### EXERCISE OBJECTIVE
Retype, please, the listing from its opening line through the line that contains "plt.rcParams['font.family'] = ['Liberation", both included, without the pictures.

>> BEGIN

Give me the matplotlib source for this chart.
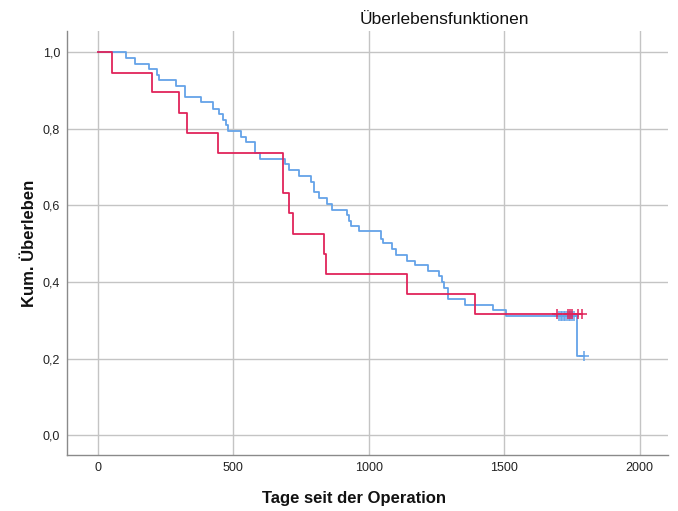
import numpy as np
import matplotlib
matplotlib.use('Agg')
from matplotlib import pyplot as plt

plt.rcParams['font.family'] = ['Liberation Sans', 'DejaVu Sans']

# ------------------ Daten ------------------
# Gruppe 1 (blau): Zeitpunkt der Stufe, Überlebensrate danach
blue_t = [0, 103, 136, 188, 220, 225, 287, 321, 380, 425, 447, 462, 472, 481,
          530, 548, 580, 598, 690, 706, 743, 788, 797, 817, 847, 863, 918, 927,
          936, 965, 1044, 1053, 1086, 1100, 1142, 1170, 1217, 1260, 1269, 1277,
          1291, 1355, 1460, 1505, 1767]
blue_s = [1.0, 0.985, 0.970, 0.956, 0.941, 0.928, 0.912, 0.882, 0.869, 0.853,
          0.838, 0.822, 0.809, 0.794, 0.779, 0.765, 0.736, 0.720, 0.708, 0.693,
          0.677, 0.662, 0.634, 0.619, 0.604, 0.589, 0.576, 0.560, 0.547, 0.532,
          0.513, 0.503, 0.486, 0.471, 0.456, 0.443, 0.428, 0.415, 0.399, 0.385,
          0.356, 0.341, 0.326, 0.311, 0.207]
blue_cens_t = [1701, 1708, 1714, 1720, 1726, 1732, 1738, 1744, 1750, 1756, 1794]
blue_cens_s = [0.311, 0.311, 0.311, 0.311, 0.311, 0.311, 0.311, 0.311, 0.311, 0.311, 0.207]

# Gruppe 2 (rot)
red_t = [0, 51, 200, 299, 329, 442, 682, 685, 705, 721, 834, 842, 1141, 1394]
red_s = [1.0, 0.947, 0.895, 0.842, 0.789, 0.737, 0.684, 0.632, 0.579, 0.526,
         0.474, 0.421, 0.368, 0.316]
red_cens_t = [1696, 1734, 1742, 1749, 1772, 1789]
red_cens_s = [0.316, 0.316, 0.316, 0.316, 0.316, 0.316]

x_ticks = [0, 500, 1000, 1500, 2000]
y_ticks = [0.0, 0.2, 0.4, 0.6, 0.8, 1.0]

blue_c = '#64a3e8'
red_c = '#e0245a'

# ------------------ Grafik ------------------
fig = plt.figure(figsize=(6.78, 5.11), dpi=100)
ax = fig.add_axes([0.0988, 0.1096, 0.8862, 0.8294])

for t, s, ct, cs, col, z in [(blue_t, blue_s, blue_cens_t, blue_cens_s, blue_c, 3),
                             (red_t, red_s, red_cens_t, red_cens_s, red_c, 4)]:
    xs = list(t) + [max(ct)]
    ys = list(s) + [s[-1]]
    ax.step(xs, ys, where='post', color=col, lw=1.3, zorder=z)
    ax.plot(ct, cs, ls='none', marker='+', ms=7, mew=1.1, color=col, zorder=z)

ax.set_xlim(-114, 2104)
ax.set_ylim(-0.052, 1.055)
ax.set_xticks(x_ticks)
ax.set_yticks(y_ticks)
ax.set_yticklabels([f'{v:.1f}'.replace('.', ',') for v in y_ticks])
ax.tick_params(length=0, labelsize=9, colors='#222222', pad=5)
ax.grid(True, color='#c4c4c4', lw=1)
ax.set_axisbelow(True)

for side in ['top', 'right']:
    ax.spines[side].set_visible(False)
for side in ['left', 'bottom']:
    ax.spines[side].set_color('#8a8a8a')
    ax.spines[side].set_linewidth(1)

ax.set_ylabel('Kum. Überleben', fontsize=12, fontweight='bold', color='#111111')
ax.yaxis.set_label_coords(-0.050, 0.5)
ax.set_xlabel('Tage seit der Operation', fontsize=12, fontweight='bold', color='#111111')
ax.xaxis.set_label_coords((354 - 67) / 601, -0.085)

fig.text(444 / 678, 1 - 19 / 511, 'Überlebensfunktionen', ha='center', va='center',
         fontsize=12.5, color='#111111')

plt.savefig('out.png', dpi=100)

>> END

### SOLUTION FOR THIS PROBLEM
Give me the matplotlib source for this chart.
import numpy as np
import matplotlib
matplotlib.use('Agg')
from matplotlib import pyplot as plt

plt.rcParams['font.family'] = ['Liberation Sans', 'DejaVu Sans']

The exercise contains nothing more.